October 2, 2012 by greenhouse04
Foster care is a path of the unknown.
We said “yes” to a new foster daughter nearly two weeks ago. The next day, “Mari” came to live with us. All I knew about her before we met was her first name and that she was 8 months old.
A few days after we met I still felt I hardly knew anything about her. What food does she like? How many ounces of formula does she usually drink in a day? What is her sleeping schedule? What are her signals to let you know she’s hungry, tired, or uncomfortable?
Now, nearly two weeks later, I’m beginning to get to know her. We’re finally on a feeding and sleeping schedule, I know her signals, I know her birthday, her eye color, her middle name. She knows me – she cries for me when a stranger holds her (even though I was a stranger too just a few days ago), she smiles and laughs when I get her out of the crib in the morning.
But the unknowns continue to loom.
What is her birth mom like? Will I meet her this week at the two appointments Mari has? Will she get her act together and get her child back?
Why does her birth dad want to meet his daughter for the first time ever? Will the court decide to place her with him if they find him viable, since she wasn’t taken from him in the first place?
In one year from now will Mari still be with us? In five years? Will she grow up in a loving home? Will she ever hear about Jesus?

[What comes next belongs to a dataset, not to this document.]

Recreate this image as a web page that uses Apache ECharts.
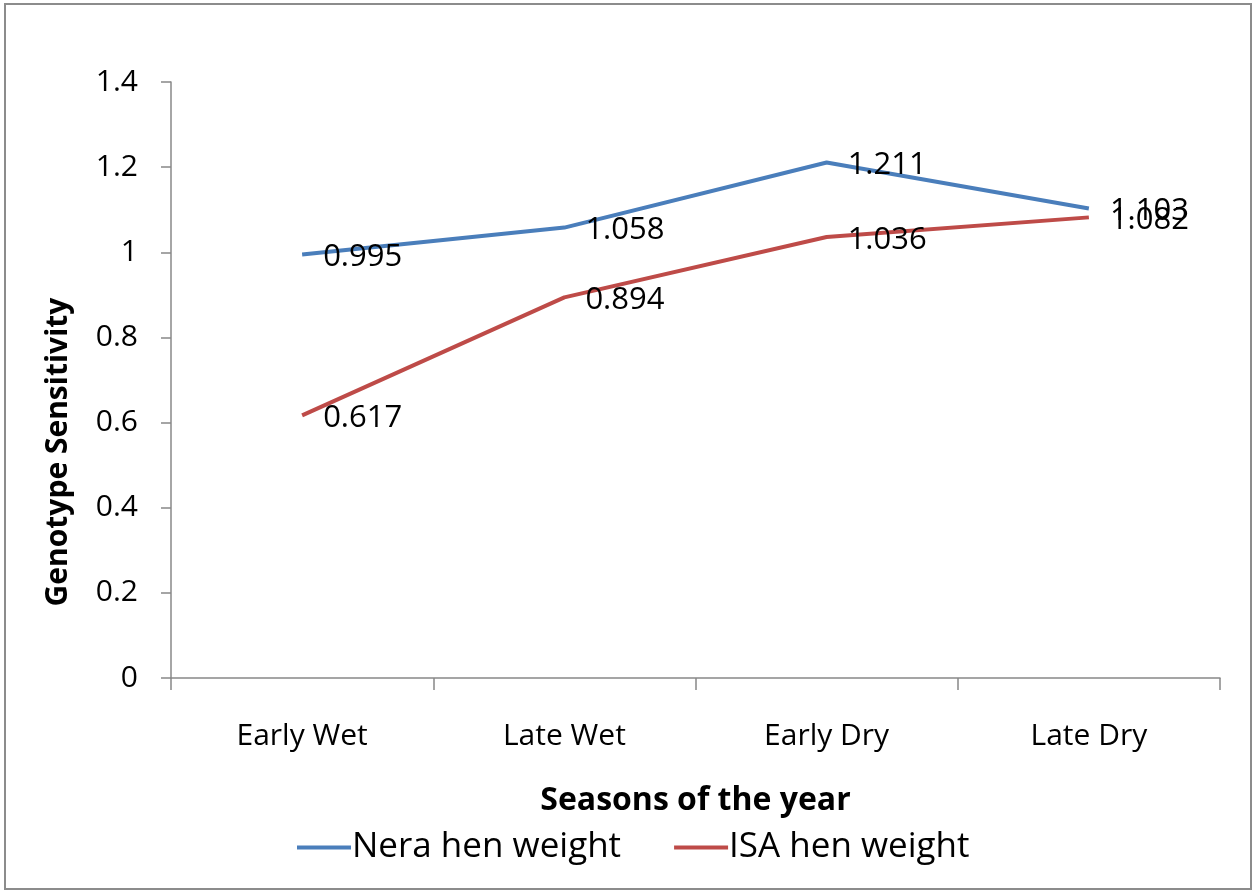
<!DOCTYPE html>
<html>
<head>
<meta charset="utf-8">
<script src="https://cdn.jsdelivr.net/npm/echarts@6/dist/echarts.min.js"></script>
<style>
html,body{margin:0;padding:0;background:#fff;}
#chart{width:1255px;height:892px;}
</style>
</head>
<body>
<div id="chart"></div>
<script>
const categories = ['Early Wet', 'Late Wet', 'Early Dry', 'Late Dry'];
const neraWeight = [0.995, 1.058, 1.211, 1.103];
const isaWeight = [0.617, 0.894, 1.036, 1.082];
const seriesNames = ['Nera hen weight', 'ISA hen weight'];
const yTitle = 'Genotype Sensitivity';
const xTitle = 'Seasons of the year';

const FONT = 'Open Sans';
const chart = echarts.init(document.getElementById('chart'));

function lineSeries(name, data, color) {
  return {
    name: name,
    type: 'line',
    data: data,
    symbol: 'circle',
    symbolSize: 0,
    lineStyle: { color: color, width: 4 },
    itemStyle: { color: color },
    label: {
      show: true,
      position: 'right',
      distance: 21,
      offset: [0, 3],
      color: '#000',
      fontFamily: FONT,
      fontSize: 31
    },
    emphasis: { disabled: true },
    animation: false
  };
}

chart.setOption({
  animation: false,
  backgroundColor: '#fff',
  textStyle: { fontFamily: FONT },
  grid: { left: 171, right: 35, top: 82, bottom: 214, containLabel: false },
  graphic: [
    {
      type: 'rect',
      shape: { x: 5, y: 4, width: 1246, height: 885 },
      style: { fill: 'none', stroke: '#8c8c8c', lineWidth: 2 },
      silent: true
    },
    {
      type: 'text',
      x: 58, y: 452,
      rotation: Math.PI / 2,
      style: {
        text: yTitle,
        fontFamily: FONT,
        fontWeight: 'bold',
        fontSize: 30,
        fill: '#000',
        align: 'center',
        verticalAlign: 'middle'
      },
      silent: true
    }
  ],
  legend: {
    bottom: 22,
    left: 292,
    itemWidth: 54,
    itemHeight: 4,
    itemGap: 53,
    icon: 'rect',
    textStyle: { fontFamily: FONT, fontSize: 35, color: '#000', padding: [0, 0, 0, -4] },
    data: seriesNames
  },
  xAxis: {
    type: 'category',
    data: categories,
    boundaryGap: true,
    name: xTitle,
    nameLocation: 'middle',
    nameGap: 123,
    nameTextStyle: { fontFamily: FONT, fontWeight: 'bold', fontSize: 32, color: '#000', verticalAlign: 'middle' },
    axisLine: { lineStyle: { color: '#888', width: 1.5 } },
    axisTick: { show: true, length: 12, lineStyle: { color: '#888', width: 1.5 } },
    axisLabel: { color: '#000', fontFamily: FONT, fontSize: 30, margin: 43 },
    splitLine: { show: false }
  },
  yAxis: {
    type: 'value',
    min: 0,
    max: 1.4,
    interval: 0.2,
    axisLine: { show: true, lineStyle: { color: '#888', width: 1.5 } },
    axisTick: { show: true, length: 10, lineStyle: { color: '#888', width: 1.5 } },
    axisLabel: {
      color: '#000', fontFamily: FONT, fontSize: 30, margin: 33,
      formatter: function (v) { return String(Math.round(v * 10) / 10); }
    },
    splitLine: { show: false }
  },
  series: [
    lineSeries(seriesNames[0], neraWeight, '#4a7ebb'),
    lineSeries(seriesNames[1], isaWeight, '#be4b48')
  ]
});
</script>
</body>
</html>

I’m reminded, yet again, of the truth I learned back when Eddie and Emma were foster children: life is one big unknown. We can delude ourselves into thinking that the future is certain, that we know what will happen tomorrow, next week, next year. But being a foster parent clubs me with the fact that the future is never certain. It is always unknown for us.
I am so thankful there is One who knows, for whom the future is as clear as the past, for whom there is no past or future, but only the clear and fully-known present. He knows. I can rest in that knowledge. Even in the face of the unknown.